EXERCISE TASK: Copy out each line of the data holding "this".

EXERCISE INPUT:
- - - - - - -

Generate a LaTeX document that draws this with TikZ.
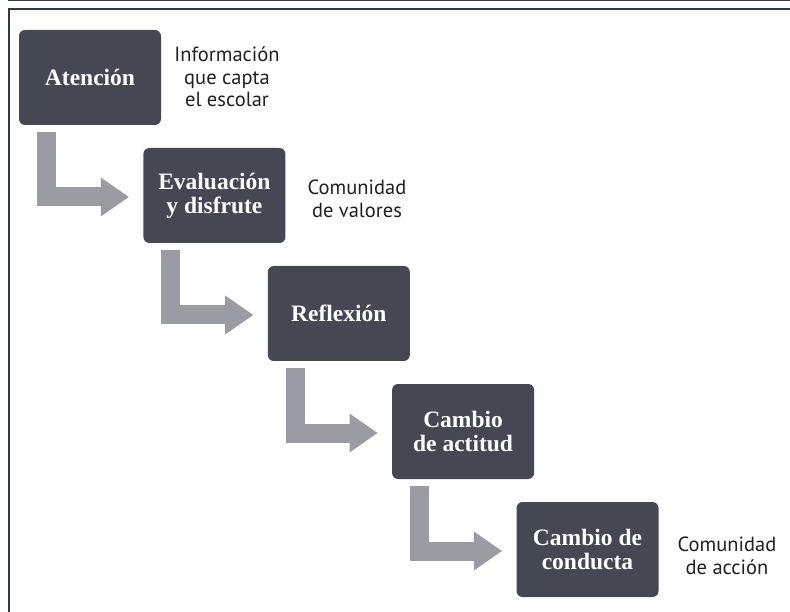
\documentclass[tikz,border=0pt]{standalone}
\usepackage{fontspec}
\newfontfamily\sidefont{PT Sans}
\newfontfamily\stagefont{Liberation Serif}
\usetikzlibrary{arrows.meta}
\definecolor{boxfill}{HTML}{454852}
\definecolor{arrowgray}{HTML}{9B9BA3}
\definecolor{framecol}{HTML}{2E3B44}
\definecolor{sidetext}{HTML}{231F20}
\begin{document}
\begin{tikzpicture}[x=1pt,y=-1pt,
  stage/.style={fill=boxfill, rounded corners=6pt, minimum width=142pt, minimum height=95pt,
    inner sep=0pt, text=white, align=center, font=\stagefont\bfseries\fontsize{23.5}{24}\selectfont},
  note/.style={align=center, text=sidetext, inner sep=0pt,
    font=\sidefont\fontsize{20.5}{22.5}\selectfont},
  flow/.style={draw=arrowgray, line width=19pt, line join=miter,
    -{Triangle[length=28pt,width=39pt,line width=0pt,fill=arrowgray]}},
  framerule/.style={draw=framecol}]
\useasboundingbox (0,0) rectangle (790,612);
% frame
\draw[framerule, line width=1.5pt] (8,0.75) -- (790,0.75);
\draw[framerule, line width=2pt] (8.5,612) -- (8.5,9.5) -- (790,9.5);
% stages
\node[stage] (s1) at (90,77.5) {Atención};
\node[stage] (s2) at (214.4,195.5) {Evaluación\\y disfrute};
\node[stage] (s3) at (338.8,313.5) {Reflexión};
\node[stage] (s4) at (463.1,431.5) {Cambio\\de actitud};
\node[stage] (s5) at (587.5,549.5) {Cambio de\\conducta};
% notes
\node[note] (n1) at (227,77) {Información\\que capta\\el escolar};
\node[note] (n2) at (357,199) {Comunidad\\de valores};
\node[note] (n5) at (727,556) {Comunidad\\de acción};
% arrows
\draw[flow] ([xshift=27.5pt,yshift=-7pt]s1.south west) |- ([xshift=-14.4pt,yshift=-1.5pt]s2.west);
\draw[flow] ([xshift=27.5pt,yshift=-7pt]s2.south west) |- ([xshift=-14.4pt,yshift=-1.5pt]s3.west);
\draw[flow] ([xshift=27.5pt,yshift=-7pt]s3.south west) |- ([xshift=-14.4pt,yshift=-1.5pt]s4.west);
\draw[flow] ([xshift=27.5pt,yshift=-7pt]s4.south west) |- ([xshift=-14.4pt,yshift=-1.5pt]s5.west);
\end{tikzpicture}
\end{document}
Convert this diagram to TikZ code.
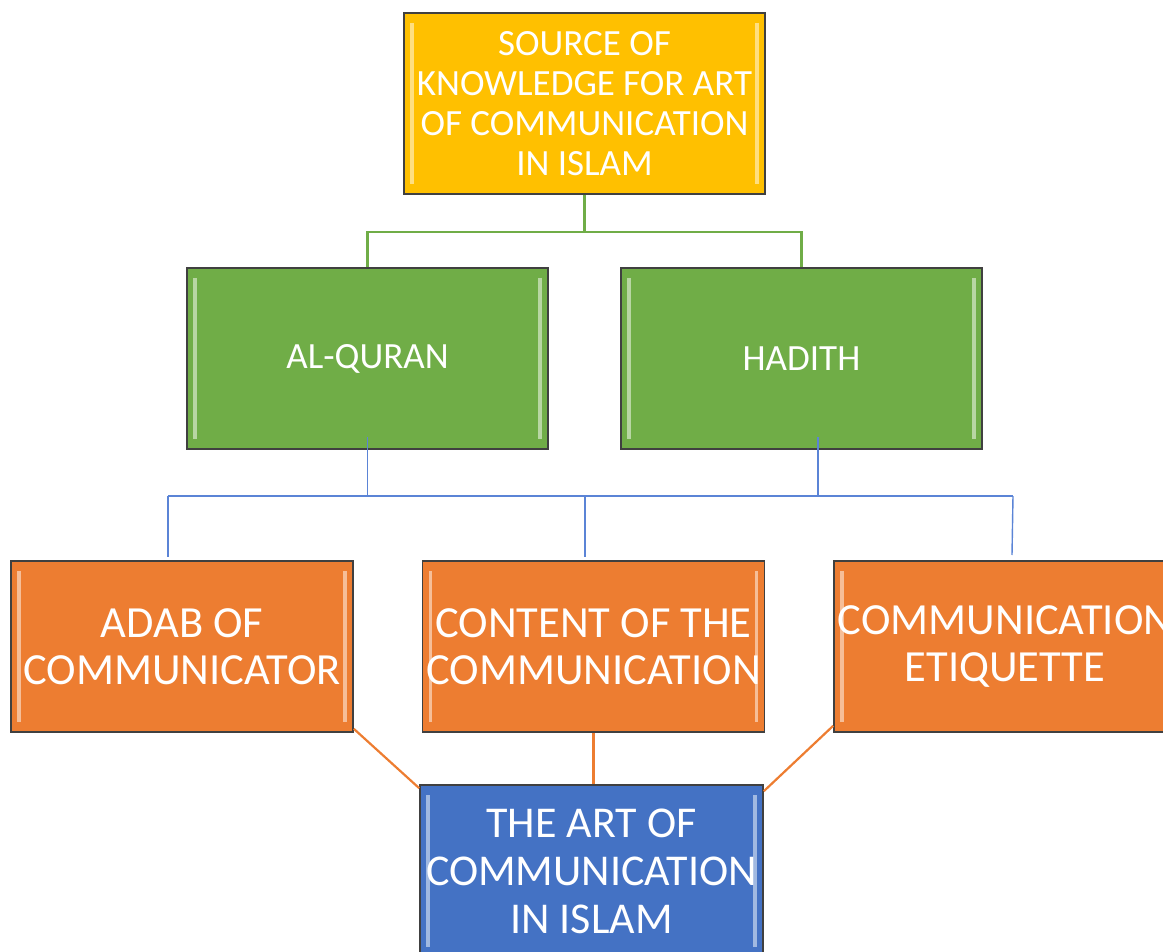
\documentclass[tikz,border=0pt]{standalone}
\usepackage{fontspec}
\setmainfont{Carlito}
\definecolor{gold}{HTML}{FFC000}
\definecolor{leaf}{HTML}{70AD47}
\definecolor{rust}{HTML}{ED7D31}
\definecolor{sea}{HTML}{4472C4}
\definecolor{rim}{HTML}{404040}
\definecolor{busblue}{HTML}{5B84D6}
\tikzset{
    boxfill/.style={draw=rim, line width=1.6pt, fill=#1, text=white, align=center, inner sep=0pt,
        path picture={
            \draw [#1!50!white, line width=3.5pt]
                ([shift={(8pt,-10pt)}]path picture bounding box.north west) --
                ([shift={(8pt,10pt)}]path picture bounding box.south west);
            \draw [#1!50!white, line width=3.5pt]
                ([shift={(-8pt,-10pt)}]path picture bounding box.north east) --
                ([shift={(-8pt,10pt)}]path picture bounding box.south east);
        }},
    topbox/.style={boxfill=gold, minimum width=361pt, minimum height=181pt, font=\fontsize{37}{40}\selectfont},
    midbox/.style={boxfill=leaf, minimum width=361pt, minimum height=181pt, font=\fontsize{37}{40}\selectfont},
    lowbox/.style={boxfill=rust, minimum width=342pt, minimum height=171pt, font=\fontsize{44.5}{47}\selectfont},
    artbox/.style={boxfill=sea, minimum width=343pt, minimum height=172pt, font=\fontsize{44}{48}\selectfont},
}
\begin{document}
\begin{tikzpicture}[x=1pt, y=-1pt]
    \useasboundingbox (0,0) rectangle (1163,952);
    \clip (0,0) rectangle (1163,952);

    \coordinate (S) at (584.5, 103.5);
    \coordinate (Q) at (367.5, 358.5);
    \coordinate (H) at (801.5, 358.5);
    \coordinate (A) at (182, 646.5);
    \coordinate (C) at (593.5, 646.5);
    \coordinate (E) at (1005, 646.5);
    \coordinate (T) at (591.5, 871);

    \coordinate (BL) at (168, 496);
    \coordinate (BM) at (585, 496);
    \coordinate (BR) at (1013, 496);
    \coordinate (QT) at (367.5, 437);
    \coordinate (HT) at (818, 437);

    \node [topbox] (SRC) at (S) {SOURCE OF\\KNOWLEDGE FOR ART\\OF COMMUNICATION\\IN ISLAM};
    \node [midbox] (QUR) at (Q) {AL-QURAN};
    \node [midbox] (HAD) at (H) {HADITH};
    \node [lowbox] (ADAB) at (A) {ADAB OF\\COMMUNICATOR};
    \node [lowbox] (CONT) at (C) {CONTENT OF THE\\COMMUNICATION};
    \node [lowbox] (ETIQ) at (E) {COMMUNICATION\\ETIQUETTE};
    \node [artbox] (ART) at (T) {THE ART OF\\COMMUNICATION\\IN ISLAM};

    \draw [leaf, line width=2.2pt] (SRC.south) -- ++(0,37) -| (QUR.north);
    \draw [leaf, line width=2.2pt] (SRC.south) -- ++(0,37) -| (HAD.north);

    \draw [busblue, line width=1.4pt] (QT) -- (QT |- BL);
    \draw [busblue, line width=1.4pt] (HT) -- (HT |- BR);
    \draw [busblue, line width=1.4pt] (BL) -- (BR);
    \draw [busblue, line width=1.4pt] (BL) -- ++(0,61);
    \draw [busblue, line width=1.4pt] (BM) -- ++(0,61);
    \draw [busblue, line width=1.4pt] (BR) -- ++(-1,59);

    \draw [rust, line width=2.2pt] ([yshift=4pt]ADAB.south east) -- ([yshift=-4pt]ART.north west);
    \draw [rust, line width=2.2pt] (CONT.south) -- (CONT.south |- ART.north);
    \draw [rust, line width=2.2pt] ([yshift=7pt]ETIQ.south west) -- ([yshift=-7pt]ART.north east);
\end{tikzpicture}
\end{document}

- - - - - - -

TASK OUTPUT:
Generate a LaTeX document that draws this with TikZ.
Convert this diagram to TikZ code.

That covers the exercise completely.